Separately, an evacuee from Sukanalu village, Saleh Sitepu, 46, said he was still afraid of the fluctuations in volcanic activity of late. He added that the volcano had been idle for the past month but, once it erupted, the explosion was very strong and caused fear among most of the evacuees who were to return home in the next few days.
'So, we're afraid to return home. The volcanic activity is still high,' said Saleh at the GBKP Protestant Church shelter on Jl. Kutacane, Kabanjahe, Karo, on Monday.
Saleh said he was aware that they would possibly remain at the shelter. He added that they had been at the shelter for more than a year and wished to return home but the conditions did not permit.

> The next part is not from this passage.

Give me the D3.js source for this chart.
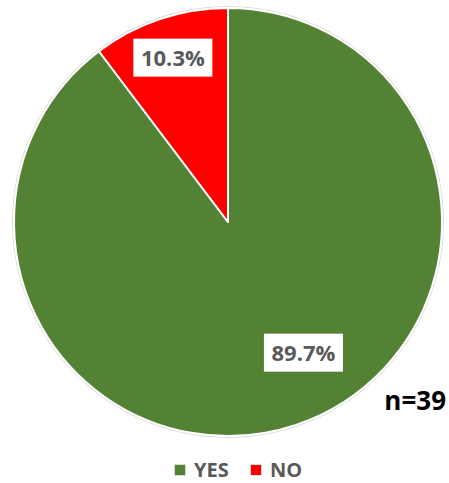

'We were about to go home in a few days when Mount Sinabung erupted again. We feel as if we are not allowed to return home just yet,' said Saleh, who is taking refuge with three family members.

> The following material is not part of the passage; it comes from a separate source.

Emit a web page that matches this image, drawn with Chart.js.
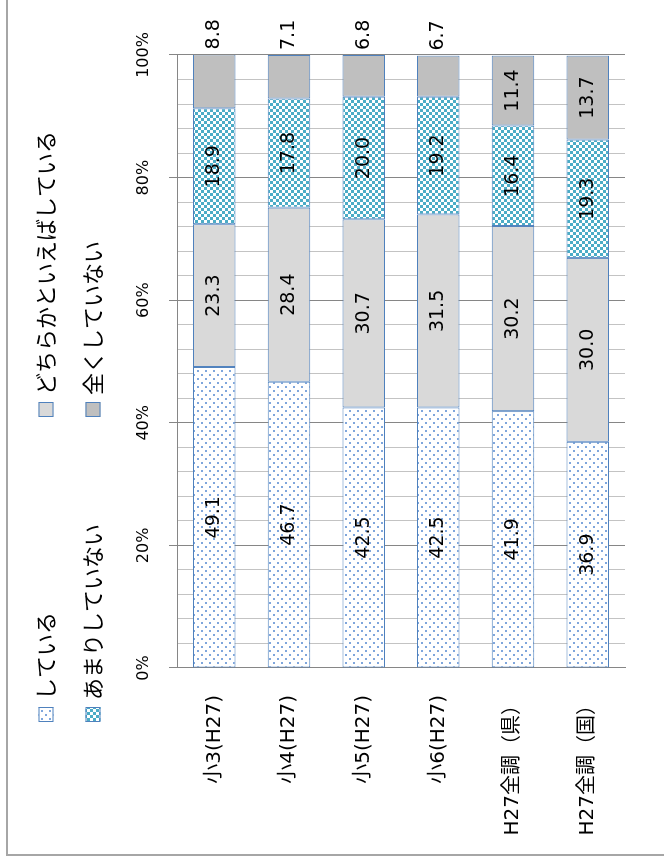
<!DOCTYPE html>
<html lang="ja">
<head>
<meta charset="utf-8">
<title>している割合</title>
<script src="https://cdn.jsdelivr.net/npm/chart.js@4.4.1/dist/chart.umd.min.js"></script>
<style>
  html, body { margin: 0; padding: 0; width: 664px; height: 865px; overflow: hidden; background: #fff; }
  #frame { position: absolute; left: 6px; top: -10px; width: 700px; height: 864px; border-left: 2px solid #a6a6a6; border-bottom: 2px solid #a6a6a6; }
  /* chart is drawn lying down, then turned a quarter to the left */
  #wrap { position: absolute; left: 0; top: 0; width: 865px; height: 664px; transform-origin: 0 0; transform: translate(0, 865px) rotate(-90deg); }
</style>
</head>
<body>
<div id="frame"></div>
<div id="wrap"><canvas id="chart" width="865" height="664"></canvas></div>
<script>
const categories = ['小3(H27)', '小4(H27)', '小5(H27)', '小6(H27)', 'H27全調（県）', 'H27全調（国）'];
const seriesNames = ['している', 'どちらかといえばしている', 'あまりしていない', '全くしていない'];
const doing = [49.1, 46.7, 42.5, 42.5, 41.9, 36.9];
const ratherDoing = [23.3, 28.4, 30.7, 31.5, 30.2, 30.0];
const notMuch = [18.9, 17.8, 20.0, 19.2, 16.4, 19.3];
const notAtAll = [8.8, 7.1, 6.8, 6.7, 11.4, 13.7];
const percentTicks = [0, 20, 40, 60, 80, 100];

const MAJOR = '#868686';
const MINOR = '#c3c3c3';
const EDGE = '#4f81bd';

const makePattern = (size, draw) => {
    const c = document.createElement('canvas');
    c.width = size;
    c.height = size;
    draw(c.getContext('2d'));
    return c.getContext('2d').createPattern(c, 'repeat');
};

const dotPattern = makePattern(8, g => {
    g.fillStyle = '#fff';
    g.fillRect(0, 0, 8, 8);
    g.fillStyle = '#7fa6dc';
    g.fillRect(1, 1, 2, 2);
    g.fillRect(5, 5, 2, 2);
});

const checkPattern = makePattern(6, g => {
    g.fillStyle = '#4bacc6';
    g.fillRect(0, 0, 6, 6);
    g.fillStyle = '#fff';
    g.fillRect(0, 0, 3, 3);
    g.fillRect(3, 3, 3, 3);
});

// value labels in the middle of each piece; short top pieces go past the bar end
const barLabels = {
    id: 'barLabels',
    afterDatasetsDraw(chart) {
        const ctx = chart.ctx;
        const last = chart.data.datasets.length - 1;
        ctx.save();
        ctx.font = '19px "DejaVu Sans"';
        ctx.fillStyle = '#000';
        ctx.textBaseline = 'middle';
        chart.data.datasets.forEach((ds, i) => {
            chart.getDatasetMeta(i).data.forEach((bar, j) => {
                const v = ds.data[j];
                const text = v.toFixed(1);
                if (i === last && v < 10) {
                    ctx.textAlign = 'left';
                    ctx.fillText(text, bar.x + 5, bar.y);
                } else {
                    ctx.textAlign = 'center';
                    ctx.fillText(text, (bar.x + bar.base) / 2, bar.y);
                }
            });
        });
        ctx.restore();
    }
};

// two-by-two legend, columns lined up like the office chart
const legendBox = {
    id: 'legendBox',
    afterDraw(chart) {
        const ctx = chart.ctx;
        const cols = [143, 448];
        const rows = [45.5, 92.5];
        ctx.save();
        ctx.font = '22px "Noto Sans CJK JP"';
        ctx.textBaseline = 'middle';
        ctx.textAlign = 'left';
        chart.data.datasets.forEach((ds, i) => {
            const x = cols[i % 2];
            const y = rows[Math.floor(i / 2)];
            ctx.fillStyle = ds.backgroundColor;
            ctx.fillRect(x, y - 7, 15, 15);
            ctx.strokeStyle = EDGE;
            ctx.lineWidth = 1;
            ctx.strokeRect(x + 0.5, y - 6.5, 14, 14);
            ctx.fillStyle = '#000';
            ctx.fillText(ds.label, x + 22, y);
        });
        ctx.restore();
    }
};

const isMajor = v => percentTicks.includes(v);
const barStyle = { borderColor: EDGE, borderWidth: 1, borderSkipped: false, barPercentage: 0.57, categoryPercentage: 1 };

new Chart(document.getElementById('chart'), {
    type: 'bar',
    data: {
        labels: categories,
        datasets: [
            { label: seriesNames[0], data: doing, backgroundColor: dotPattern, ...barStyle },
            { label: seriesNames[1], data: ratherDoing, backgroundColor: '#d9d9d9', ...barStyle },
            { label: seriesNames[2], data: notMuch, backgroundColor: checkPattern, ...barStyle },
            { label: seriesNames[3], data: notAtAll, backgroundColor: '#bfbfbf', ...barStyle }
        ]
    },
    options: {
        indexAxis: 'y',
        responsive: false,
        animation: false,
        devicePixelRatio: 1,
        layout: { padding: { top: 117, left: 12, right: 55, bottom: 24 } },
        plugins: {
            legend: { display: false },
            tooltip: { enabled: false }
        },
        scales: {
            x: {
                stacked: true,
                position: 'top',
                min: 0,
                max: 100,
                afterFit: s => { s.height = 60; },
                grid: {
                    color: c => (c.tick && isMajor(c.tick.value)) ? MAJOR : MINOR,
                    tickColor: c => (c.tick && isMajor(c.tick.value)) ? MAJOR : 'transparent',
                    tickLength: 8,
                    lineWidth: 1
                },
                border: { display: true, color: MAJOR, width: 1 },
                ticks: {
                    stepSize: 4,
                    maxTicksLimit: 26,
                    autoSkip: false,
                    maxRotation: 0,
                    padding: 16,
                    color: '#000',
                    font: { family: '"DejaVu Sans"', size: 16 },
                    callback: v => isMajor(v) ? v + '%' : ''
                }
            },
            y: {
                stacked: true,
                afterFit: s => { s.width = 185; },
                grid: { display: false, drawTicks: false },
                border: { display: true, color: MAJOR, width: 1 },
                ticks: {
                    padding: 27,
                    color: '#000',
                    font: { family: '"DejaVu Sans", "Noto Sans CJK JP"', size: 20 }
                }
            }
        }
    },
    plugins: [barLabels, legendBox]
});
</script>
</body>
</html>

He claimed that the government had announced the planned repatriation last week. Saleh added there was yet to be any change regarding the planned return.
'We are still waiting for the government to decide whether or not we will return home, especially following today's eruption,' said Saleh.
As many as 2,443 people, or 795 families, hailing from Sukanalu and Sigarang-garang villages are scheduled to be returned to their respective homes by the Karo regency administration on Feb. 12.
The evacuees will be the last to return home and have spent over a year in evacuation centers due to Mt. Sinabung's frequent eruptions.